Directions: Using the records provided below, locate and copy each line that contains the word "page".
— START OF Data listing —
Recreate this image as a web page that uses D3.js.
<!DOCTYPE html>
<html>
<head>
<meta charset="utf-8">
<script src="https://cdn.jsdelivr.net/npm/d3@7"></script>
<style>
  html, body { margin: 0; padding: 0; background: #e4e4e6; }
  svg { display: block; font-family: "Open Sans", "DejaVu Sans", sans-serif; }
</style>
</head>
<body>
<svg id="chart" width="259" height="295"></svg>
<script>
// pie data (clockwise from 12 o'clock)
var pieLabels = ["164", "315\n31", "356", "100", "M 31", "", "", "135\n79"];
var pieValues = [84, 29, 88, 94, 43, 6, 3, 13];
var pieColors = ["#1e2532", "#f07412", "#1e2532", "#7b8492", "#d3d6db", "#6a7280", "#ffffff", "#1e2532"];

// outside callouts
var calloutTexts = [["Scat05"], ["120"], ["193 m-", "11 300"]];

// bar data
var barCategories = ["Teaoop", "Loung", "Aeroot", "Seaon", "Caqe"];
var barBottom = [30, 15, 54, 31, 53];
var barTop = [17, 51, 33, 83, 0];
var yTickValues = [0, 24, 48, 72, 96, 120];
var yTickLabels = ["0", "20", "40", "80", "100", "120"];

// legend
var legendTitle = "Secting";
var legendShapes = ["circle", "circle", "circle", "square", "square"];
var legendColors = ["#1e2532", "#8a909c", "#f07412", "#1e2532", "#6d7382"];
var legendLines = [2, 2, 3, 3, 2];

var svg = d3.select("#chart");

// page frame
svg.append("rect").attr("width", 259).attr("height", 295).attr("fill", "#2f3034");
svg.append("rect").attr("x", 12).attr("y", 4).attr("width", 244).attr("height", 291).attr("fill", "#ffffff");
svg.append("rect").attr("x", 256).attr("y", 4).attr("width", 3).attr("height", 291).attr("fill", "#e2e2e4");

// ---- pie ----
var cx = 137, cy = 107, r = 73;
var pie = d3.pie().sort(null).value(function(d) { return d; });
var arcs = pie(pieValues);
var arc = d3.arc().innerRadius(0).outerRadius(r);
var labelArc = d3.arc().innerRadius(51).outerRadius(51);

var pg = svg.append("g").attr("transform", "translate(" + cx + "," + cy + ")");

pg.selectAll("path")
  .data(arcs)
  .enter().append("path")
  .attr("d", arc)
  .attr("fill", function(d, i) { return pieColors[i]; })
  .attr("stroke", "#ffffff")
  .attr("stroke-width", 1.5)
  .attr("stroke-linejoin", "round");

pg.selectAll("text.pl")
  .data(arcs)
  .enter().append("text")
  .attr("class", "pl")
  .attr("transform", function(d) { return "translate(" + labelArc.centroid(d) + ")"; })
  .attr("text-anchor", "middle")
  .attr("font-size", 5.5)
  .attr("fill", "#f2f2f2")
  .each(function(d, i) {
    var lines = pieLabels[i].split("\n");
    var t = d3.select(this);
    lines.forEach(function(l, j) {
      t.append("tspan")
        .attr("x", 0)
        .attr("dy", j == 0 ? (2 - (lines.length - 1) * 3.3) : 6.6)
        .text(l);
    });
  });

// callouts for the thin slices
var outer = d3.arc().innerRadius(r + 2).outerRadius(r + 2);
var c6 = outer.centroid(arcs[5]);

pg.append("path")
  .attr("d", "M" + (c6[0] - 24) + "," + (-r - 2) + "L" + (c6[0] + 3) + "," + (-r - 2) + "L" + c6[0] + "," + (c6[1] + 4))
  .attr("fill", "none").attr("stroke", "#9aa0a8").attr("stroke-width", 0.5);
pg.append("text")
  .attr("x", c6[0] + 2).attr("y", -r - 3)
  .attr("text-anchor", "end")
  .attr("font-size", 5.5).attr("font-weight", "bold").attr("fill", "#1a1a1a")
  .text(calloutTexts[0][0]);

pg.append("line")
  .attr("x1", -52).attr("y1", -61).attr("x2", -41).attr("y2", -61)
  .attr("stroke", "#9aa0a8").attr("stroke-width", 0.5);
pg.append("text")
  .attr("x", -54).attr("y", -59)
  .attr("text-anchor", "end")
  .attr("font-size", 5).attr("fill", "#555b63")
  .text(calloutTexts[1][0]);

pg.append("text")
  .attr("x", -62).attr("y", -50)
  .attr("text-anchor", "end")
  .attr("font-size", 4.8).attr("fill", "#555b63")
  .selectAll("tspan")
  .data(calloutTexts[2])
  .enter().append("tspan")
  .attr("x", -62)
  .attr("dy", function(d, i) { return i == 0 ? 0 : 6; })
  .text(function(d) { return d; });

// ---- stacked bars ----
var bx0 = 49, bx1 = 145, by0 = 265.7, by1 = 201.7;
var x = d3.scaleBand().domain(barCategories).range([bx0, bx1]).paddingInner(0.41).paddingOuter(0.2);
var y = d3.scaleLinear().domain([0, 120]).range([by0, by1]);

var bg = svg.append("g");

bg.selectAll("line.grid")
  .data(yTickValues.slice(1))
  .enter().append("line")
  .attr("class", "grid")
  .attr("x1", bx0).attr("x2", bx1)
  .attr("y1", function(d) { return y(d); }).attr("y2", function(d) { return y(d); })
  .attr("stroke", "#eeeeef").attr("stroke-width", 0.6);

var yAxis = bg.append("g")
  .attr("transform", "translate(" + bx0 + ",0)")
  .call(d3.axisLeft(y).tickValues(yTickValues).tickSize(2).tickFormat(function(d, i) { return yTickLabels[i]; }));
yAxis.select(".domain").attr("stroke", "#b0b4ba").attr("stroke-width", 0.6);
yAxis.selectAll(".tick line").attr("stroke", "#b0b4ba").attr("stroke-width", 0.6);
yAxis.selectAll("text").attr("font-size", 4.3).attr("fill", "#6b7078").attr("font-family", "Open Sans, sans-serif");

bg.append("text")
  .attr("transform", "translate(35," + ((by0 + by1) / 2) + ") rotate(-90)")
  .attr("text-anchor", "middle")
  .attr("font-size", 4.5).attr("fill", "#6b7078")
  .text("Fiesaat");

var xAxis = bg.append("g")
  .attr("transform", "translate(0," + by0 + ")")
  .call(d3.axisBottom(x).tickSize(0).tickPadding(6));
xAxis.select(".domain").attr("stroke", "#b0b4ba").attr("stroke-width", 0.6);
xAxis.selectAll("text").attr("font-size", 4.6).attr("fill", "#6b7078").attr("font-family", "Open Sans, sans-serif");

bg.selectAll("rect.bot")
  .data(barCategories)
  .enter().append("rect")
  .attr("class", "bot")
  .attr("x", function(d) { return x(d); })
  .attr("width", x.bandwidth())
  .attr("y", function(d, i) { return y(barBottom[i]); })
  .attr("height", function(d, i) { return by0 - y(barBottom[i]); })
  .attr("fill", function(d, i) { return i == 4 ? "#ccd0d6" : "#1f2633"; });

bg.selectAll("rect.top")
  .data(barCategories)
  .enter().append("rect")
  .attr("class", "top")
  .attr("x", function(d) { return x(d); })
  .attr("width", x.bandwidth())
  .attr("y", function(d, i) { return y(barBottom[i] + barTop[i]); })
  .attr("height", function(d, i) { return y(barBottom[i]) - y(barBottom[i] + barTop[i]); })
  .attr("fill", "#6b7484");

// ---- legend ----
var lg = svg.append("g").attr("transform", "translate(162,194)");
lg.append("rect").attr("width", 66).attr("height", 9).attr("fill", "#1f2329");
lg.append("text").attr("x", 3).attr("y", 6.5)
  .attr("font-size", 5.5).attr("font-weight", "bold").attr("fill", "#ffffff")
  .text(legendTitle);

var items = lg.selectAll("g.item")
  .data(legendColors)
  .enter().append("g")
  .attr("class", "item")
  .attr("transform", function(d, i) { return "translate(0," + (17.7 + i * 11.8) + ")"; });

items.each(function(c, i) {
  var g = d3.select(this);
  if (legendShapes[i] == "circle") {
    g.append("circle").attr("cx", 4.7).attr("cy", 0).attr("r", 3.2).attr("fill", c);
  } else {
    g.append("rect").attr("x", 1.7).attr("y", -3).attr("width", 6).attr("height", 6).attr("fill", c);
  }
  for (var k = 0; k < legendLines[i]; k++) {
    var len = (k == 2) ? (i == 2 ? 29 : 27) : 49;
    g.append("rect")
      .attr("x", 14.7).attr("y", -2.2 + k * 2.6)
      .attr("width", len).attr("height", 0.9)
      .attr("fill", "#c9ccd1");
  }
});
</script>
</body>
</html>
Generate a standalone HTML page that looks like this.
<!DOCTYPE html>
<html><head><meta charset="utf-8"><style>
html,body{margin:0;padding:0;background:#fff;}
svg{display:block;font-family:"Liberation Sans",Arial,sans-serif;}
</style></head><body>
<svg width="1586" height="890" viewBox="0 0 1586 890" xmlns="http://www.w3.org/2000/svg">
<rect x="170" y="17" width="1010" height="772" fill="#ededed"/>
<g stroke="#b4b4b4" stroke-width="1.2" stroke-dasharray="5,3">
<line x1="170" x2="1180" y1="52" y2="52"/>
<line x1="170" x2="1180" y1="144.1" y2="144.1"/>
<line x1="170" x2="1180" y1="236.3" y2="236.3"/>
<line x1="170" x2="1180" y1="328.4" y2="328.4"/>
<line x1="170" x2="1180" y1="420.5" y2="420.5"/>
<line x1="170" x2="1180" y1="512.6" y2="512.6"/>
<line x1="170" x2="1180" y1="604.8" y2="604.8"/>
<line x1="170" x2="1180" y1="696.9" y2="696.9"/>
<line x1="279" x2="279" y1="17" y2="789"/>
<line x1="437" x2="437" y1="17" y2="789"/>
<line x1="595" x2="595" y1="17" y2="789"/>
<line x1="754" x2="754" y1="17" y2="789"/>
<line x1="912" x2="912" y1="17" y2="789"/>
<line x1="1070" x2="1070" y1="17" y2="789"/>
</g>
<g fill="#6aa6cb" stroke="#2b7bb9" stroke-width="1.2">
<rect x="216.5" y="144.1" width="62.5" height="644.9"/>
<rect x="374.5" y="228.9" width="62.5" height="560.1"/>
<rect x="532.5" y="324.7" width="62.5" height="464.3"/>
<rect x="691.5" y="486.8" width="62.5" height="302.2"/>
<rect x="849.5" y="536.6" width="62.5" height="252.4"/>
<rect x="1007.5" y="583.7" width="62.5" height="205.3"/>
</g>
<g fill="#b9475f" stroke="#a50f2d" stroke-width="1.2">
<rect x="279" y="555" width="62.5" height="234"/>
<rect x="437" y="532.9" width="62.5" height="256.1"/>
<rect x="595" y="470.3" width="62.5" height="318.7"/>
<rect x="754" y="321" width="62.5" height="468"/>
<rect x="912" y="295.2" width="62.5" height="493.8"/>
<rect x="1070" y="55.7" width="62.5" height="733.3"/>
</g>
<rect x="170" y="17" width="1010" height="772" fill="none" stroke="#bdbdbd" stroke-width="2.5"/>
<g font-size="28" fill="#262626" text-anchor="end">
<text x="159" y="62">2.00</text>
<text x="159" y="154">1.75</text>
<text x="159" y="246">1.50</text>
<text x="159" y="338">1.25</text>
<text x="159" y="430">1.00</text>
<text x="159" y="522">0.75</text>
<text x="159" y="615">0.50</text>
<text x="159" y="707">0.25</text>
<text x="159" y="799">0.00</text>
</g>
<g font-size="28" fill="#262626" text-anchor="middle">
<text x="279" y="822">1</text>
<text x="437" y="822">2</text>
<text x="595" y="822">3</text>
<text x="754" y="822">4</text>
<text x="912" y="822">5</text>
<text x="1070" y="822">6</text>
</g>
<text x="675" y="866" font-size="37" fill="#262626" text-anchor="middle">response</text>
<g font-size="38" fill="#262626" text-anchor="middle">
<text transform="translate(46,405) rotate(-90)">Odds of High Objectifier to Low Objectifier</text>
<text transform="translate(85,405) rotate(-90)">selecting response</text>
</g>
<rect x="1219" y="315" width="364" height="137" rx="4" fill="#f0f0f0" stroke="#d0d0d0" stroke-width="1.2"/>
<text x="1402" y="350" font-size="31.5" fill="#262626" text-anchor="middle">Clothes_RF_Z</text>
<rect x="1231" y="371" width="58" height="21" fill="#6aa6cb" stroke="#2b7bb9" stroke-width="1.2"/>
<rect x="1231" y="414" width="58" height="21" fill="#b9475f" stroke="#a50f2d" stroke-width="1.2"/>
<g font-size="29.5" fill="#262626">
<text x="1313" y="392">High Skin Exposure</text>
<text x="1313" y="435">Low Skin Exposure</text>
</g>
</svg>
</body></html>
— END OF Data listing —
Output of the exercise:
Recreate this image as a web page that uses D3.js.
// page frame
Generate a standalone HTML page that looks like this.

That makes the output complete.